For simplicity we are reusing the example from Figure 1 with its feature types. Now there is a vertex in between the sample and the resolved hostnames, serving as a grouping mechanism. Feature B is still linked to sample 1. And in contrast to Figure 1 vertex C is now represented as a property of the sample vertex itself. When you now try to re-exercise our informal description of finding equal samples, you will see that it is not so easy anymore for two reasons. On the one hand, you have to take into account that the length of paths from a sample to the features differ. You can reach feature B from sample 1 with only one hop. The features A and D require two hops. On the other hand, sample 1 stores a feature. This requires you to access and compare it for all samples.
Nevertheless, finding similar samples with this schema is still possible, but it is more difficult. With a consistent schema it is much easier. It is more intuitive. And it has a positive impact on the general usability when you commonly interact with your graph.
When you decide to employ feature groups we suggest to repurpose them as an indicator of equality. The basic principle of this approach is depicted in Figure 5. In it, the vertices in the middle do no longer serve the single purpose of grouping the features on the right hand side, but to also aggregate them. We now interpret them as the representation of the feature combination they aggregate. Therefore, we refer to them as aggregators. By ensuring that they are unique and reused, just like any other entity in the graph, we deduce equality more efficiently. There is no longer the need to traverse to the single features. So, if two samples have a common aggregator vertex, they also have the features that the aggregator represents in common. Applying this on the example in Figure 5 means, we can deduce that the samples 7 and 11 resolve the same hostnames with only one hop to RH{A,D}.

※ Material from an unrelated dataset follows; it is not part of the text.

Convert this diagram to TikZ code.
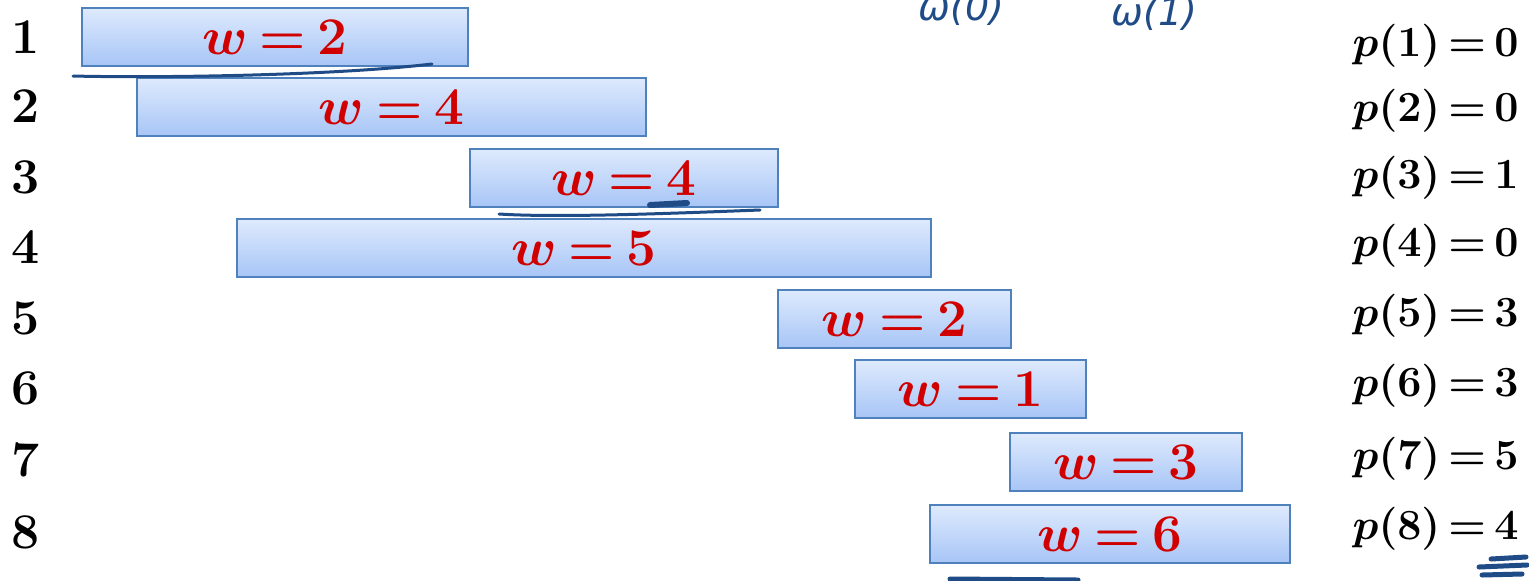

The advantages of this approach become more obvious when you drastically increase the amount of features on the right hand side. The complexity to check if equality is present is still reduced to checking if they have an aggregator in common. Therefore, the technical realization of this equality check is easier too. It is intuitive and user friendly. But here there is the pitfall of ensuring that the aggregators do meet the described requirements. This comes with some effort. So, it boils down to trading of that effort to have more efficiency and better usability when getting data out of your graph.
In this blog post we showed how we utilize our graph database. In it, samples with common features reside in the same neighborhood within the graph. They are connected with each other through their common features. We exploit this relationship, by finding either equal or even identical samples, for any given start sample. Implicitly this improves our detection capabilities.
And from a philosophical point of view, we posed the question if true love is merely a collection of common vertices in a graph.